The Cpx Envelope Stress Response Affects Expression of the Type IV Bundle-Forming Pili of Enteropathogenic Escherichia coli

The Cpx envelope stress response mediates adaptation to potentially lethal envelope stresses in Escherichia coli. The two-component regulatory system consisting of the sensor kinase CpxA and the response regulator CpxR senses and mediates adaptation to envelope insults believed to result in protein misfolding in this compartment. Recently, a role was demonstrated for the Cpx response in the biogenesis of P pili, attachment organelles expressed by uropathogenic E. coli. CpxA senses misfolded P pilus assembly intermediates and initiates increased expression of both assembly and regulatory factors required for P pilus elaboration.

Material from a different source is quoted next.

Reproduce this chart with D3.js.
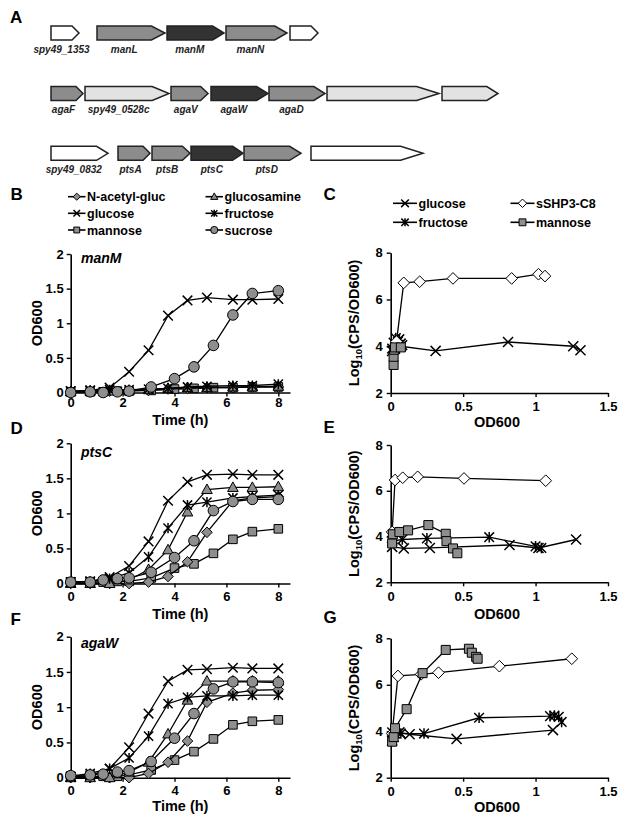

In this report, we demonstrate that the Cpx response is also involved in the expression of the type IV bundle-forming pili of enteropathogenic E. coli (EPEC). Bundle-forming pili were not elaborated from an exogenous promoter in E. coli laboratory strain MC4100 unless the Cpx pathway was constitutively activated. Further, an EPEC cpxR mutant synthesized diminished levels of bundle-forming pili and was significantly affected in adherence to epithelial cells. Since type IV bundle-forming pili are very different from chaperone-usher-type P pili in both form and biogenesis, our results suggest that the Cpx envelope stress response plays a general role in the expression of envelope-localized organelles with diverse structures and assembly pathways.